We wanted the page to default to total data, or a sum of all years 2022-2025, on load, so we added an all button to our year filters. When the page is opened, the dashboard displays visualizations for all of the data, summing the data across the years and graphing that, throughout the bar chart, line chart, and airport circles on the map. The all data also defaults to all airport data, and then can be filtered when an airport is selected. Additionally, we added a drop-down selection for users to use to select a specific airport code to investigate. Before, users could select an airport by clicking its circle on the map; now, users can still do that, but they can use the drop-down to filter quicker, or if they don’t know where that airport lies geographically.

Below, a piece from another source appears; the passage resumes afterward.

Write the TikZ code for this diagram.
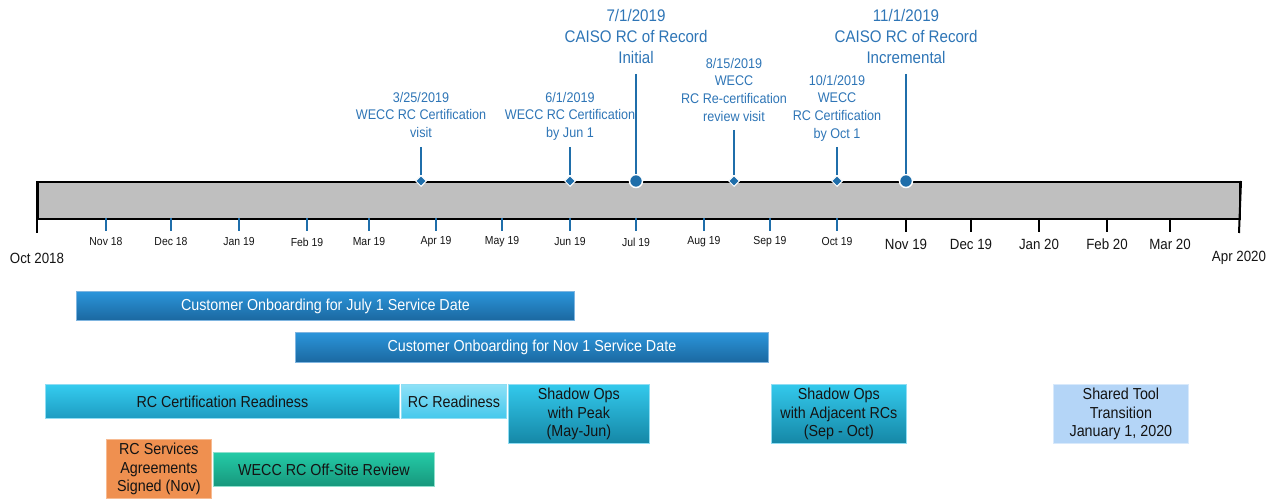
\documentclass[tikz,border=0pt]{standalone}
\usepackage{fontspec}
\setmainfont{Liberation Sans}[FakeStretch=0.9]
\usetikzlibrary{shapes.geometric}
\definecolor{msblue}{HTML}{2E75B6}
\definecolor{stemblue}{HTML}{1F6EAA}
\definecolor{bargray}{HTML}{BFBFBF}
\definecolor{txtdark}{HTML}{141414}
\definecolor{cobtop}{HTML}{2B95DB}
\definecolor{cobbot}{HTML}{1B68A0}
\definecolor{cobline}{HTML}{7FB5E0}
\definecolor{cytop}{HTML}{35CCEF}
\definecolor{cybot}{HTML}{1D9CC2}
\definecolor{sdtop}{HTML}{33C9EC}
\definecolor{sdbot}{HTML}{1587A6}
\definecolor{lctop}{HTML}{8DE1F7}
\definecolor{lcbot}{HTML}{45C8EC}
\definecolor{cyline}{HTML}{8FDDF3}
\definecolor{grtop}{HTML}{24CBA7}
\definecolor{grbot}{HTML}{17977C}
\definecolor{grline}{HTML}{8EE0CD}
\definecolor{orfill}{HTML}{EF9050}
\definecolor{orline}{HTML}{F7BB92}
\definecolor{stfill}{HTML}{B4D5F7}
\definecolor{stline}{HTML}{D8E9FB}
\tikzset{
  box/.style={anchor=north west, inner sep=0pt, align=center, text=txtdark,
    font=\fontsize{15.9}{18.5}\selectfont, line width=0.8pt},
  cob/.style={box, text=white, top color=cobtop, bottom color=cobbot, draw=cobline},
  cyb/.style={box, top color=cytop, bottom color=cybot, draw=cyline},
  sdb/.style={box, top color=sdtop, bottom color=sdbot, draw=cyline},
  lcb/.style={box, top color=lctop, bottom color=lcbot, draw=cyline},
  grb/.style={box, top color=grtop, bottom color=grbot, draw=grline},
  orb/.style={box, fill=orfill, draw=orline},
  stb/.style={box, fill=stfill, draw=stline},
  mssmall/.style={anchor=north, inner sep=0pt, align=center, text=msblue,
    font=\fontsize{14}{17.6}\selectfont},
  mslarge/.style={anchor=north, inner sep=0pt, align=center, text=msblue,
    font=\fontsize{16.8}{21.2}\selectfont},
  stem/.style={draw=stemblue, line width=2pt},
  dmark/.style={diamond, fill=stemblue, draw=white, line width=1pt, inner sep=0pt, minimum size=11pt},
  cmark/.style={circle, fill=stemblue, draw=white, line width=1.5pt, inner sep=0pt, minimum size=13pt},
  tlab/.style={inner sep=0pt, text=txtdark, font=\fontsize{11.6}{13}\selectfont},
  tlabbig/.style={inner sep=0pt, text=txtdark, font=\fontsize{14.8}{16}\selectfont},
  btick/.style={draw=stemblue, line width=1.6pt},
  ktick/.style={draw=black, line width=2pt},
}
\begin{document}
\begin{tikzpicture}[x=1pt,y=-1pt]
\useasboundingbox (0,0) rectangle (1279,502);
% timeline bar
\node[draw=black, line width=2pt, fill=bargray, inner sep=0pt, minimum width=1202pt, minimum height=37pt, anchor=north west] (bar) at (37,181) {};
\coordinate (lend) at (37,233);
\coordinate (rend) at (1239,233);
\draw[ktick] (bar.north west) -- (lend);
\draw[ktick] (bar.north east) -- (rend);
\node[tlabbig] (l0) at (37,258) {Oct 2018};
\node[tlabbig] (l18) at (1239,258) {Apr 2020};
% blue ticks
\foreach \x/\t [count=\i] in {106/Nov 18,171/Dec 18,239/Jan 19,307/Feb 19,369/Mar 19,436/Apr 19,502/May 19,570/Jun 19,636/Jul 19,704/Aug 19,770/Sep 19,837/Oct 19}{
  \coordinate (ta\i) at (\x,218);
  \coordinate (tb\i) at (\x,231);
  \draw[btick] (ta\i) -- (tb\i);
  \node[tlab] (lb\i) at (\x,242) {\t};
}
% black ticks
\foreach \x/\t [count=\i] in {906/Nov 19,971/Dec 19,1039/Jan 20,1107/Feb 20,1170/Mar 20}{
  \coordinate (ka\i) at (\x,218);
  \coordinate (kb\i) at (\x,232);
  \draw[ktick] (ka\i) -- (kb\i);
  \node[tlabbig] (lk\i) at (\x,244) {\t};
}
% milestones
\node[mssmall] (t1) at (421,92) {3/25/2019\\WECC RC Certification\\visit};
\coordinate (s1) at (421,147);
\node[dmark] (m1) at (421,181) {};
\draw[stem] (s1) -- (m1);

\node[mssmall] (t2) at (570,92) {6/1/2019\\WECC RC Certification\\by Jun 1};
\coordinate (s2) at (570,147);
\node[dmark] (m2) at (570,181) {};
\draw[stem] (s2) -- (m2);

\node[mslarge] (t3) at (636,9) {7/1/2019\\CAISO RC of Record\\Initial};
\coordinate (s3) at (636,74);
\node[cmark] (m3) at (636,181) {};
\draw[stem] (s3) -- (m3);

\node[mssmall] (t4) at (734,58) {8/15/2019\\WECC\\RC Re-certification\\review visit};
\coordinate (s4) at (734,130);
\node[dmark] (m4) at (734,181) {};
\draw[stem] (s4) -- (m4);

\node[mssmall] (t5) at (837,75) {10/1/2019\\WECC\\RC Certification\\by Oct 1};
\coordinate (s5) at (837,147);
\node[dmark] (m5) at (837,181) {};
\draw[stem] (s5) -- (m5);

\node[mslarge] (t6) at (906,9) {11/1/2019\\CAISO RC of Record\\Incremental};
\coordinate (s6) at (906,74);
\node[cmark] (m6) at (906,181) {};
\draw[stem] (s6) -- (m6);

% activity boxes
\node[cob, minimum width=498pt, minimum height=29pt] (cj) at (76,291) {Customer Onboarding for July 1 Service Date};
\node[cob, minimum width=473pt, minimum height=30pt] (cn) at (295,332) {Customer Onboarding for Nov 1 Service Date};
\node[cyb, minimum width=354pt, minimum height=34pt] (rcr) at (45,384) {RC Certification Readiness};
\node[lcb, minimum width=105pt, minimum height=34pt] (rr) at (401,384) {RC Readiness};
\node[sdb, minimum width=141pt, minimum height=59pt] (sp) at (508,384) {Shadow Ops\\with Peak\\(May-Jun)};
\node[sdb, minimum width=135pt, minimum height=59pt] (sa) at (771,384) {Shadow Ops\\with Adjacent RCs\\(Sep - Oct)};
\node[stb, minimum width=135pt, minimum height=59pt] (st) at (1053,384) {Shared Tool\\Transition\\January 1, 2020};
\node[orb, minimum width=105pt, minimum height=59pt] (ors) at (106,439) {RC Services\\Agreements\\Signed (Nov)};
\node[grb, minimum width=221pt, minimum height=34pt] (gr) at (213,452) {WECC RC Off-Site Review};
\end{tikzpicture}
\end{document}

We played around with the spacing and positioning of our visualizations in order to find the layout that is most intuitive for the user. This involved moving around our visualizations and changing the sizing so that they would reasonably fit on the webpage. As we did this, we found that the legends in the line and bar charts were overlapping with the data, so we decided to change it from a bulleted list, as seen in the line chart in Milestone 2, to listing them in a straight line. We also made it so that the dashboard would resize based on the size of the window. Additionally, we added an overall data summary box filterable based on year that lists the airline and airport with the most delays.

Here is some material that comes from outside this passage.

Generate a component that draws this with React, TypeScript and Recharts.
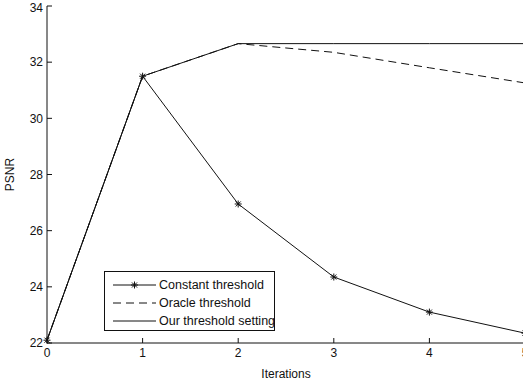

We overall tried to enhance our visuals, and take them to the next level. We added animations to the graphs, with the lines growing from left to right upon filter for the line graph, and the bars rising from bottom to top upon the filter. This makes our dashboard more dynamic, and caters to the interactiveness as it allows the user to notice that their interaction triggered a change. We further tried to re-develop the map to better suit the data and better help tell the story about delays across airlines, rather than just airport size. The radius of each airport is determined based on the percentage of total flights that are delayed; so, large circles have a larger proportion of delayed flights, and smaller circles have a small proportion of delayed flights. Our tooltip also includes metrics about the delay data, so that the user can see the specific delay rate, number of delayed and total flights, the airline with the most flights at that airport, and the airline with the most delays. Upon selection, the opacity of the non-selected circles decreases to help the user note that they have selected a particular airport. The map further zooms in on the selected airport, and zooms out upon de-selection. The dropdown selection and the clicking functionality to select an airport work interchangeably, and correspond with all the other graphs. We also developed instructions to help the user understand how to use the dashboard, and used custom fonts from dafont.

User Study

We conducted a user study on Lauren's highschool siblings and parents over the break. Overall, we recieved good feedback. The dashboard was intuitive, easy to use, and they were able to pull key insights. Lauren's father was able to quickly gather that overall, Southwest had the most frequent delays out of all flights, and that out of our two home airports (Ohare and Midway), Ohare had a significantly less delay rate than Midway; looking ahead, Lauren's father gathered that it may be more adventagous to fly out of Ohare to minimize chance of delay. One critique from Lauren's brother was that it would be nice if the airport code was concatenated with the airport name. As a highschooler, he was not as familiar with the airport codes as to airport names (like knowing ORD was Ohare). As our dashboard is targeted towards adults who frequently fly, we did not make this change. Overall, the user study was helpful to confirm that our dashboard was easy to use and understand.